= Council area =

A council area is one of the areas defined in Schedule 1 of the Local Government etc. (Scotland) Act 1994 and is under the control of one of the local authorities in Scotland created by that Act.

==Legislation ==

===Local Government (Scotland) Act 1889===

In Scotland, local government counties were created under the Local Government (Scotland) Act 1889. The 1889 legislation created county councils, turned each civil county (with one exception) into a contiguous area (without separate fragments) and adjusted boundaries where civil parishes straddled county boundaries, or had fragments in more than one county.

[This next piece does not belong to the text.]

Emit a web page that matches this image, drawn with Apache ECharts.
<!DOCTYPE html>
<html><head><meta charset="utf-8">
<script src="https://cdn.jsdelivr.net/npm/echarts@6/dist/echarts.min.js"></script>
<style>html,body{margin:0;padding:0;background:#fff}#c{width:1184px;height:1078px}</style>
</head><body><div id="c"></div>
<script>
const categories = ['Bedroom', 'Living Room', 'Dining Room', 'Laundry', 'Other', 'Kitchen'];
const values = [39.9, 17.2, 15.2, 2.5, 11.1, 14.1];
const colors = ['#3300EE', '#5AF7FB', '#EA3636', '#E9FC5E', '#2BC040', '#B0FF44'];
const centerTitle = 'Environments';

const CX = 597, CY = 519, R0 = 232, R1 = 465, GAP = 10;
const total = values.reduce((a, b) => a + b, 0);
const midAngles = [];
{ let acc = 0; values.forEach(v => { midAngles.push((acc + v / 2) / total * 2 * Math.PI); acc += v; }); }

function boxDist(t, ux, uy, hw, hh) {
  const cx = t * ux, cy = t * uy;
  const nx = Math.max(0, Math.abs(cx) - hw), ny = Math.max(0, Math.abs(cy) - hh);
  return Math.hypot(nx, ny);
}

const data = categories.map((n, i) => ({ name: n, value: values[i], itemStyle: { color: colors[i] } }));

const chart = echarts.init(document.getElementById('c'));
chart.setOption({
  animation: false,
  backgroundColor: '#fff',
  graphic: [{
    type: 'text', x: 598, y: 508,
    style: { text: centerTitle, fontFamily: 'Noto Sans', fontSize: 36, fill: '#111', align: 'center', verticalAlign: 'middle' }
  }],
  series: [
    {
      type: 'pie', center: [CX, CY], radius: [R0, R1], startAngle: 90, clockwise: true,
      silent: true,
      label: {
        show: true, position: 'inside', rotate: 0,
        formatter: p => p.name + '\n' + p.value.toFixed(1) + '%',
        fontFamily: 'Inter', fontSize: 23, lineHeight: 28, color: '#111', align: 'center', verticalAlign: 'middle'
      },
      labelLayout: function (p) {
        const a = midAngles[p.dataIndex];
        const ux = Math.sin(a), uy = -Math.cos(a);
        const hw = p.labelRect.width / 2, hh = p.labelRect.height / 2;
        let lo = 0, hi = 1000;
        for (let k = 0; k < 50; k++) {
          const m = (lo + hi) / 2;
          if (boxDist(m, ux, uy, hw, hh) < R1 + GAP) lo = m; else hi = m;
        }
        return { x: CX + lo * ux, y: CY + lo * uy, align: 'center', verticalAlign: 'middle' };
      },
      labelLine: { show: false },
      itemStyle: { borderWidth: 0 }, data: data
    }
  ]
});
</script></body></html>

The counties of Ross and Cromarty were merged to form Ross and Cromarty.[9]

===Local Government (Scotland) Act 1973===

Under the Local Government (Scotland) Act 1973, local government counties, cities and their subordinate councils (including burghs and parishes) were abolished and replaced by an upper tier of regions each of which contained a number of districts except for the Western Isles, Shetland Islands and Orkney Islands where each had a single-tier authority created which exercised all the powers elsewhere split across two levels of local government. Two of the three islands authorities - Orkney and Shetland - changed their legal nature but continued with boundaries identical to the earlier counties; the Western Isles area was previously split between Inverness-shire and Ross and Cromarty.

===Local Government etc. (Scotland) Act 1994===
The regions and districts were themselves abolished in 1996, under the Local Government etc. (Scotland) Act 1994, in favour of a single tier of councils. Although Scottish Councils are now unitary in nature none is officially termed a unitary authority, as in the United Kingdom that phrase is specific to English local government legislation.

One region and various of the districts created in 1975 had areas similar to those of earlier counties. Various council areas created in 1996 continued to do so with some new areas also resembling pre-1975 areas or simple divisions of them (e.g. South Lanarkshire and North Lanarkshire). Apart from their legal nature, the three islands authorities continued with their previous boundaries and most of their powers unaltered.

== Similar areas ==
Other areas which often (but not always) resemble council areas also exist for purposes of national government functions:-

- Registration counties are the areas of Scotland continuing in use for land registration purposes.
- Lieutenancy areas each of which has a Lord Lieutenant as the local representative of the monarch. Their office is for most current purposes a ceremonial function involving representation of or accompanying the monarch during official visits.